=== SHORT TASK ===
Copy each line of the data below exactly, leaving out pictures.
### MATERIAL PROVIDED ###
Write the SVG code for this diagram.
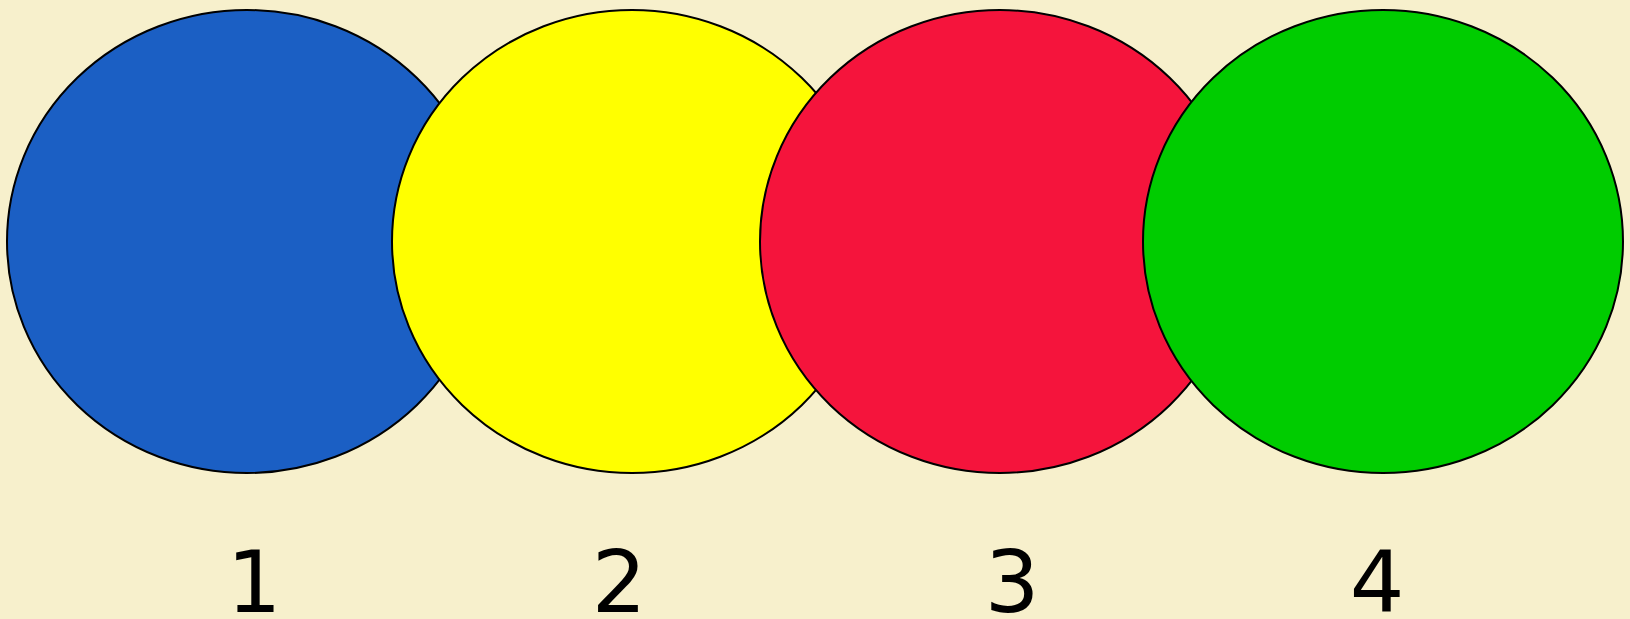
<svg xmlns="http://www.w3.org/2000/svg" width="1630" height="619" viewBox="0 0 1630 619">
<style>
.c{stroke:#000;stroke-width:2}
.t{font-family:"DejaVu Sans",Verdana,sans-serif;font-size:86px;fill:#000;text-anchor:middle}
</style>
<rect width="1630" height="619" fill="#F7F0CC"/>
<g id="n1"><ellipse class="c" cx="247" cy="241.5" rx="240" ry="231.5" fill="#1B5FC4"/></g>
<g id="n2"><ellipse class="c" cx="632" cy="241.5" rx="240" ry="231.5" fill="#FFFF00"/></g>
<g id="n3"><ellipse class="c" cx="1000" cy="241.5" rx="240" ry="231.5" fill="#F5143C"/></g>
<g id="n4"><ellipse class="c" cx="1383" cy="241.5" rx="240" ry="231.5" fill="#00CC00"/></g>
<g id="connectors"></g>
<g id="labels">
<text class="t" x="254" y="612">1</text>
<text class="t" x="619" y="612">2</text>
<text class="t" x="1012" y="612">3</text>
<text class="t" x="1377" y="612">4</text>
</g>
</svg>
###
=== EXERCISE RESPONSE ===
Write the SVG code for this diagram.
<svg xmlns="http://www.w3.org/2000/svg" width="1630" height="619" viewBox="0 0 1630 619">
<style>
.c{stroke:#000;stroke-width:2}
.t{font-family:"DejaVu Sans",Verdana,sans-serif;font-size:86px;fill:#000;text-anchor:middle}
</style>
<rect width="1630" height="619" fill="#F7F0CC"/>
<g id="n1"><ellipse class="c" cx="247" cy="241.5" rx="240" ry="231.5" fill="#1B5FC4"/></g>
<g id="n2"><ellipse class="c" cx="632" cy="241.5" rx="240" ry="231.5" fill="#FFFF00"/></g>
<g id="n3"><ellipse class="c" cx="1000" cy="241.5" rx="240" ry="231.5" fill="#F5143C"/></g>
<g id="n4"><ellipse class="c" cx="1383" cy="241.5" rx="240" ry="231.5" fill="#00CC00"/></g>
<g id="connectors"></g>
<g id="labels">
<text class="t" x="254" y="612">1</text>
<text class="t" x="619" y="612">2</text>
<text class="t" x="1012" y="612">3</text>
<text class="t" x="1377" y="612">4</text>
</g>
</svg>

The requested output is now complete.